Exercise prompt: Only the lines from the start of the data below through the line that contains "of Labor Disputes</div>" are to be copied, exactly and without pictures.

>> START

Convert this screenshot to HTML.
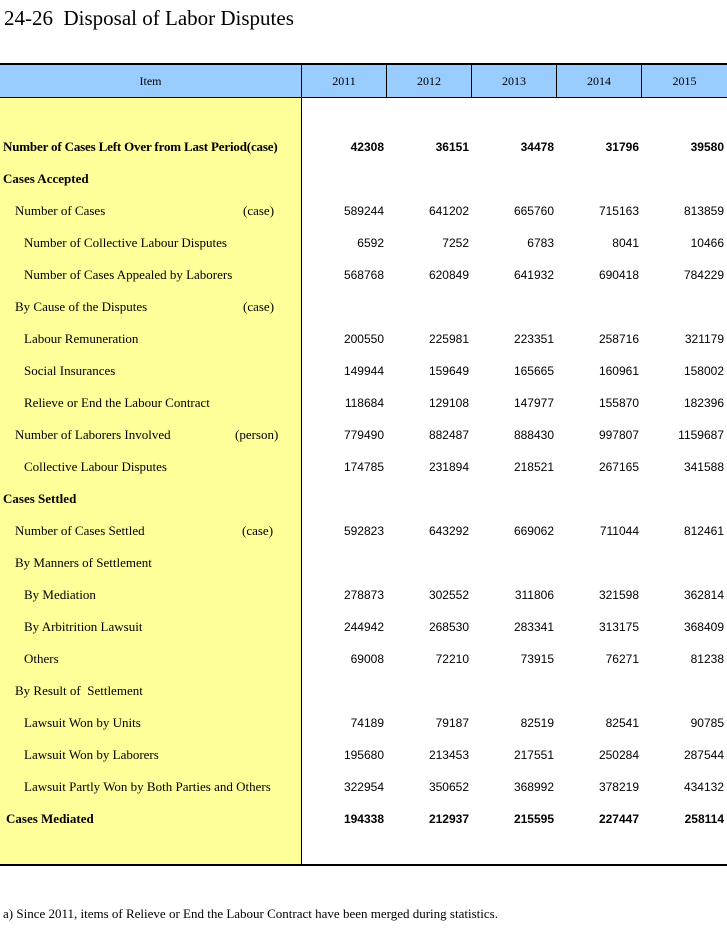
<!DOCTYPE html>
<html><head><meta charset="utf-8">
<style>
html,body{margin:0;padding:0;background:#fff;}
body{width:727px;height:931px;position:relative;overflow:hidden;}
.t{position:absolute;white-space:nowrap;}
.serif{font-family:"Liberation Serif",serif;color:#000;}
.sans{font-family:"Liberation Sans",sans-serif;color:#000;}
.lab{font-size:13px;line-height:32px;height:32px;}
.num{font-size:12px;line-height:32px;height:32px;text-align:right;width:80px;}
.b{font-weight:bold;}
.rows{position:absolute;left:0;top:1px;width:727px;height:931px;}
</style></head><body>
<div class="t serif" style="left:4px;top:4px;font-size:21px;line-height:28px;">24-26&nbsp; Disposal of Labor Disputes</div>

<!-- header band -->
<div style="position:absolute;left:0;top:63px;width:727px;height:2px;background:#000"></div>
<div style="position:absolute;left:0;top:65px;width:727px;height:32px;background:#99CCFF"></div>
<div style="position:absolute;left:0;top:97px;width:727px;height:1px;background:#000"></div>
<div style="position:absolute;left:0;top:98px;width:301px;height:766px;background:#FFFF99"></div>
<div style="position:absolute;left:301px;top:65px;width:1px;height:799px;background:#000"></div>
<div style="position:absolute;left:386px;top:65px;width:1px;height:32px;background:#000"></div>
<div style="position:absolute;left:471px;top:65px;width:1px;height:32px;background:#000"></div>
<div style="position:absolute;left:556px;top:65px;width:1px;height:32px;background:#000"></div>
<div style="position:absolute;left:641px;top:65px;width:1px;height:32px;background:#000"></div>
<div style="position:absolute;left:0;top:864px;width:727px;height:2px;background:#000"></div>

<div class="t serif" style="left:0;width:301px;text-align:center;top:65px;font-size:12px;line-height:33px;">Item</div>
<div class="t serif" style="left:302px;width:84px;text-align:center;top:65px;font-size:12px;line-height:33px;">2011</div>
<div class="t serif" style="left:387px;width:84px;text-align:center;top:65px;font-size:12px;line-height:33px;">2012</div>
<div class="t serif" style="left:472px;width:84px;text-align:center;top:65px;font-size:12px;line-height:33px;">2013</div>
<div class="t serif" style="left:557px;width:84px;text-align:center;top:65px;font-size:12px;line-height:33px;">2014</div>
<div class="t serif" style="left:642px;width:85px;text-align:center;top:65px;font-size:12px;line-height:33px;">2015</div>

<div class="rows">
<!-- labels -->
<div class="t serif lab b" style="left:3px;top:130px;letter-spacing:-0.17px;">Number of Cases Left Over from Last Period(case)</div>
<div class="t serif lab b" style="left:3px;top:162px;">Cases Accepted</div>
<div class="t serif lab" style="left:15px;top:194px;">Number of Cases</div>
<div class="t serif lab" style="left:243px;top:194px;">(case)</div>
<div class="t serif lab" style="left:24px;top:226px;">Number of Collective Labour Disputes</div>
<div class="t serif lab" style="left:24px;top:258px;">Number of Cases Appealed by Laborers</div>
<div class="t serif lab" style="left:15px;top:290px;">By Cause of the Disputes</div>
<div class="t serif lab" style="left:243px;top:290px;">(case)</div>
<div class="t serif lab" style="left:24px;top:322px;">Labour Remuneration</div>
<div class="t serif lab" style="left:24px;top:354px;">Social Insurances</div>
<div class="t serif lab" style="left:24px;top:386px;">Relieve or End the Labour Contract</div>
<div class="t serif lab" style="left:15px;top:418px;">Number of Laborers Involved</div>
<div class="t serif lab" style="left:235px;top:418px;">(person)</div>
<div class="t serif lab" style="left:24px;top:450px;">Collective Labour Disputes</div>
<div class="t serif lab b" style="left:3px;top:482px;">Cases Settled</div>
<div class="t serif lab" style="left:15px;top:514px;">Number of Cases Settled</div>
<div class="t serif lab" style="left:242px;top:514px;">(case)</div>
<div class="t serif lab" style="left:15px;top:546px;">By Manners of Settlement</div>
<div class="t serif lab" style="left:24px;top:578px;">By Mediation</div>
<div class="t serif lab" style="left:24px;top:610px;">By Arbitrition Lawsuit</div>
<div class="t serif lab" style="left:24px;top:642px;">Others</div>
<div class="t serif lab" style="left:15px;top:674px;">By Result of&nbsp; Settlement</div>
<div class="t serif lab" style="left:24px;top:706px;">Lawsuit Won by Units</div>
<div class="t serif lab" style="left:24px;top:738px;">Lawsuit Won by Laborers</div>
<div class="t serif lab" style="left:24px;top:770px;">Lawsuit Partly Won by Both Parties and Others</div>
<div class="t serif lab b" style="left:6px;top:802px;">Cases Mediated</div>

<!-- numbers -->
<div class="t sans num b" style="left:304px;top:130px;">42308</div>
<div class="t sans num b" style="left:389px;top:130px;">36151</div>
<div class="t sans num b" style="left:474px;top:130px;">34478</div>
<div class="t sans num b" style="left:559px;top:130px;">31796</div>
<div class="t sans num b" style="left:644px;top:130px;">39580</div>

<div class="t sans num" style="left:304px;top:194px;">589244</div>
<div class="t sans num" style="left:389px;top:194px;">641202</div>
<div class="t sans num" style="left:474px;top:194px;">665760</div>
<div class="t sans num" style="left:559px;top:194px;">715163</div>
<div class="t sans num" style="left:644px;top:194px;">813859</div>

<div class="t sans num" style="left:304px;top:226px;">6592</div>
<div class="t sans num" style="left:389px;top:226px;">7252</div>
<div class="t sans num" style="left:474px;top:226px;">6783</div>
<div class="t sans num" style="left:559px;top:226px;">8041</div>
<div class="t sans num" style="left:644px;top:226px;">10466</div>

<div class="t sans num" style="left:304px;top:258px;">568768</div>
<div class="t sans num" style="left:389px;top:258px;">620849</div>
<div class="t sans num" style="left:474px;top:258px;">641932</div>
<div class="t sans num" style="left:559px;top:258px;">690418</div>
<div class="t sans num" style="left:644px;top:258px;">784229</div>

<div class="t sans num" style="left:304px;top:322px;">200550</div>
<div class="t sans num" style="left:389px;top:322px;">225981</div>
<div class="t sans num" style="left:474px;top:322px;">223351</div>
<div class="t sans num" style="left:559px;top:322px;">258716</div>
<div class="t sans num" style="left:644px;top:322px;">321179</div>

<div class="t sans num" style="left:304px;top:354px;">149944</div>
<div class="t sans num" style="left:389px;top:354px;">159649</div>
<div class="t sans num" style="left:474px;top:354px;">165665</div>
<div class="t sans num" style="left:559px;top:354px;">160961</div>
<div class="t sans num" style="left:644px;top:354px;">158002</div>

<div class="t sans num" style="left:304px;top:386px;">118684</div>
<div class="t sans num" style="left:389px;top:386px;">129108</div>
<div class="t sans num" style="left:474px;top:386px;">147977</div>
<div class="t sans num" style="left:559px;top:386px;">155870</div>
<div class="t sans num" style="left:644px;top:386px;">182396</div>

<div class="t sans num" style="left:304px;top:418px;">779490</div>
<div class="t sans num" style="left:389px;top:418px;">882487</div>
<div class="t sans num" style="left:474px;top:418px;">888430</div>
<div class="t sans num" style="left:559px;top:418px;">997807</div>
<div class="t sans num" style="left:644px;top:418px;">1159687</div>

<div class="t sans num" style="left:304px;top:450px;">174785</div>
<div class="t sans num" style="left:389px;top:450px;">231894</div>
<div class="t sans num" style="left:474px;top:450px;">218521</div>
<div class="t sans num" style="left:559px;top:450px;">267165</div>
<div class="t sans num" style="left:644px;top:450px;">341588</div>

<div class="t sans num" style="left:304px;top:514px;">592823</div>
<div class="t sans num" style="left:389px;top:514px;">643292</div>
<div class="t sans num" style="left:474px;top:514px;">669062</div>
<div class="t sans num" style="left:559px;top:514px;">711044</div>
<div class="t sans num" style="left:644px;top:514px;">812461</div>

<div class="t sans num" style="left:304px;top:578px;">278873</div>
<div class="t sans num" style="left:389px;top:578px;">302552</div>
<div class="t sans num" style="left:474px;top:578px;">311806</div>
<div class="t sans num" style="left:559px;top:578px;">321598</div>
<div class="t sans num" style="left:644px;top:578px;">362814</div>

<div class="t sans num" style="left:304px;top:610px;">244942</div>
<div class="t sans num" style="left:389px;top:610px;">268530</div>
<div class="t sans num" style="left:474px;top:610px;">283341</div>
<div class="t sans num" style="left:559px;top:610px;">313175</div>
<div class="t sans num" style="left:644px;top:610px;">368409</div>

<div class="t sans num" style="left:304px;top:642px;">69008</div>
<div class="t sans num" style="left:389px;top:642px;">72210</div>
<div class="t sans num" style="left:474px;top:642px;">73915</div>
<div class="t sans num" style="left:559px;top:642px;">76271</div>
<div class="t sans num" style="left:644px;top:642px;">81238</div>

<div class="t sans num" style="left:304px;top:706px;">74189</div>
<div class="t sans num" style="left:389px;top:706px;">79187</div>
<div class="t sans num" style="left:474px;top:706px;">82519</div>
<div class="t sans num" style="left:559px;top:706px;">82541</div>
<div class="t sans num" style="left:644px;top:706px;">90785</div>

<div class="t sans num" style="left:304px;top:738px;">195680</div>
<div class="t sans num" style="left:389px;top:738px;">213453</div>
<div class="t sans num" style="left:474px;top:738px;">217551</div>
<div class="t sans num" style="left:559px;top:738px;">250284</div>
<div class="t sans num" style="left:644px;top:738px;">287544</div>

<div class="t sans num" style="left:304px;top:770px;">322954</div>
<div class="t sans num" style="left:389px;top:770px;">350652</div>
<div class="t sans num" style="left:474px;top:770px;">368992</div>
<div class="t sans num" style="left:559px;top:770px;">378219</div>
<div class="t sans num" style="left:644px;top:770px;">434132</div>

<div class="t sans num b" style="left:304px;top:802px;">194338</div>
<div class="t sans num b" style="left:389px;top:802px;">212937</div>
<div class="t sans num b" style="left:474px;top:802px;">215595</div>
<div class="t sans num b" style="left:559px;top:802px;">227447</div>
<div class="t sans num b" style="left:644px;top:802px;">258114</div>
</div>

<div class="t serif" style="left:3px;top:905px;font-size:13px;line-height:18px;">a) Since 2011, items of Relieve or End the Labour Contract have been merged during statistics.</div>
</body></html>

>> END

Worked solution:
Convert this screenshot to HTML.
<!DOCTYPE html>
<html><head><meta charset="utf-8">
<style>
html,body{margin:0;padding:0;background:#fff;}
body{width:727px;height:931px;position:relative;overflow:hidden;}
.t{position:absolute;white-space:nowrap;}
.serif{font-family:"Liberation Serif",serif;color:#000;}
.sans{font-family:"Liberation Sans",sans-serif;color:#000;}
.lab{font-size:13px;line-height:32px;height:32px;}
.num{font-size:12px;line-height:32px;height:32px;text-align:right;width:80px;}
.b{font-weight:bold;}
.rows{position:absolute;left:0;top:1px;width:727px;height:931px;}
</style></head><body>
<div class="t serif" style="left:4px;top:4px;font-size:21px;line-height:28px;">24-26&nbsp; Disposal of Labor Disputes</div>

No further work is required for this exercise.